Jacob Coakley • Industry News • June 1, 2009

NEW YORK—Actors' Equity Association has made changes to its Basic and Seasonal Showcase Codes. The modifications made to the Codes reflect more flexibility in rehearsal time, an increase in budget caps for Basic Showcase to reflect today's economics, and create uniformity in rehearsal time for both Codes.

For the Seasonal Showcase, the annual gross income figure at which producers must use the Seasonal Showcase Code is increased to $60,000. Performances may now be held over six consecutive weeks for all tiers. Language has been added, clarifying the performance schedule of Seasonal Showcase Code productions.
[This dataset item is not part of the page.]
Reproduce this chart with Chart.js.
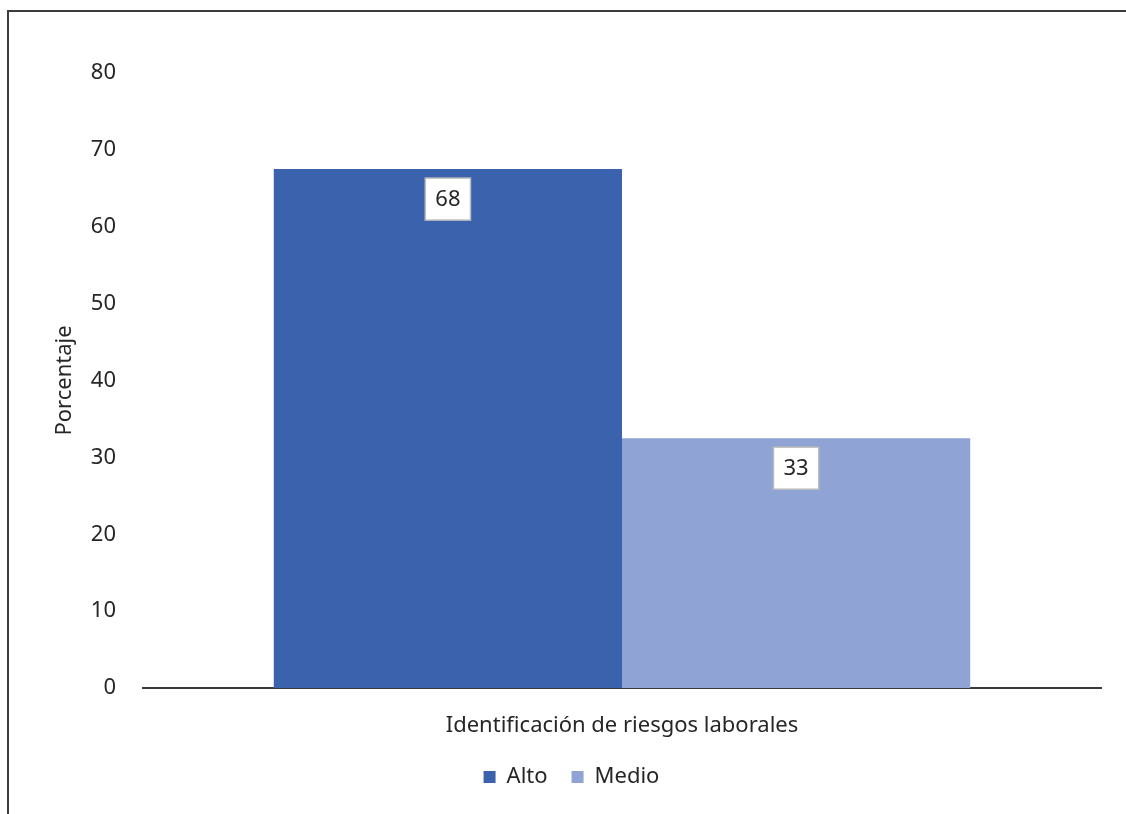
<!DOCTYPE html>
<html>
<head>
<meta charset="utf-8">
<script src="https://cdn.jsdelivr.net/npm/chart.js@4.4.0/dist/chart.umd.min.js"></script>
<style>
  html, body { margin: 0; padding: 0; background: #fff; }
  #wrap { position: relative; width: 1126px; height: 814px; }
  #frame {
    position: absolute; left: 7px; top: 10px; right: 0; bottom: 0;
    border-left: 2px solid #3c3c3c; border-top: 2px solid #3c3c3c;
    pointer-events: none;
  }
  canvas { position: absolute; left: 0; top: 0; }
</style>
</head>
<body>
<div id="wrap">
  <canvas id="riesgosChart" width="1126" height="814"></canvas>
  <div id="frame"></div>
</div>
<script>
// datos
const categories = ['Identificación de riesgos laborales'];
const seriesNames = ['Alto', 'Medio'];
const altoValues = [67.5];
const medioValues = [32.5];
const yTicks = [0, 10, 20, 30, 40, 50, 60, 70, 80];

const FONT = '"Noto Sans", "Open Sans", sans-serif';
const FSIZE = 22;
const TEXT = '#262626';

// etiquetas de datos en caja blanca dentro de la barra
const boxLabels = {
  id: 'boxLabels',
  afterDatasetsDraw(chart) {
    const ctx = chart.ctx;
    ctx.save();
    ctx.font = FSIZE + 'px ' + FONT;
    ctx.textAlign = 'center';
    ctx.textBaseline = 'middle';
    chart.data.datasets.forEach((ds, i) => {
      const meta = chart.getDatasetMeta(i);
      meta.data.forEach((bar, j) => {
        const txt = String(Math.round(ds.data[j]));
        const w = ctx.measureText(txt).width + 20;
        const h = 42;
        const x = bar.x - w / 2;
        const y = bar.y + 9;
        ctx.fillStyle = '#ffffff';
        ctx.fillRect(x, y, w, h);
        ctx.strokeStyle = '#bdbdbd';
        ctx.lineWidth = 1.5;
        ctx.strokeRect(x, y, w, h);
        ctx.fillStyle = TEXT;
        ctx.fillText(txt, bar.x, y + h / 2 + 1);
      });
    });
    ctx.restore();
  }
};

const ctx = document.getElementById('riesgosChart').getContext('2d');
new Chart(ctx, {
  type: 'bar',
  data: {
    labels: categories,
    datasets: [
      { label: seriesNames[0], data: altoValues, backgroundColor: '#3b63ad', borderWidth: 0 },
      { label: seriesNames[1], data: medioValues, backgroundColor: '#8fa3d4', borderWidth: 0 }
    ]
  },
  options: {
    responsive: false,
    animation: false,
    devicePixelRatio: 1,
    layout: { padding: { top: 73, right: 25, left: 42, bottom: 16 } },
    categoryPercentage: 0.727,
    barPercentage: 1.0,
    plugins: {
      tooltip: { enabled: false },
      legend: {
        position: 'bottom',
        labels: {
          font: { family: FONT, size: FSIZE },
          color: TEXT,
          boxWidth: 12,
          boxHeight: 12,
          padding: 24
        }
      }
    },
    scales: {
      x: {
        grid: { display: false, drawTicks: false },
        border: { display: true, color: '#3a3a3a', width: 2 },
        ticks: { font: { family: FONT, size: FSIZE }, color: TEXT, padding: 25 },
        afterFit: (scale) => { scale.height = 54; }
      },
      y: {
        min: 0,
        max: 80,
        afterBuildTicks: (scale) => { scale.ticks = yTicks.map(v => ({ value: v })); },
        grid: { display: false, drawTicks: false },
        border: { display: false },
        ticks: { font: { family: FONT, size: FSIZE }, color: TEXT, padding: 27 },
        title: {
          display: true,
          text: 'Porcentaje',
          font: { family: FONT, size: FSIZE },
          color: TEXT,
          padding: { top: 10, bottom: 0 }
        },
        afterFit: (scale) => { scale.width = 101; }
      }
    }
  },
  plugins: [boxLabels]
});
</script>
</body>
</html>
Maximum ticket prices for Seasonal Showcase productions have been increased to $25. The Season Showcase Code is only available to non-profit producers.

For the Basic Showcase Code, the maximum budget amount is increased to $35,000. This budget amount now excludes the reimbursement stipends paid to Equity members.

The Showcase Code was formulated in the ‘60s and was designed for actor showcases, in order to help them land an agent. But more and more innovative work has taken place Off-Off-Broadway, and smaller producers have found themselves in a bind. The Code had come under criticism for mandating low budgets and capping ticket prices, and placing limitations on how soon a remount of a show could be done. For many small, non-profit producers, the Code forced them into a bind: increasing the budget would require larger contracts with actors, which would then make the cost of producing prohibitive. However, as Garret Eisler reported in The Village Voice in 2007, Equity’s position was that “the code is not a contract and it’s not negotiated.” Which meant that any changes in the code couldn’t be made on a case-by-case basis, negotiating with producers, but would have to result from internal decision making by Actors Equity.

These changes were the result of the work conducted by the Equity Off-Off-Broadway Committee, which is comprised of AEA members in good standing who have worked under the code, some of whom have produced Code shows. The idea is that by increasing the budget, the length of time a show can run, and its maximum ticket price, smaller theatres can continue to innovate and drive new talent into larger and more lucrative careers—the same intent the code was founded on.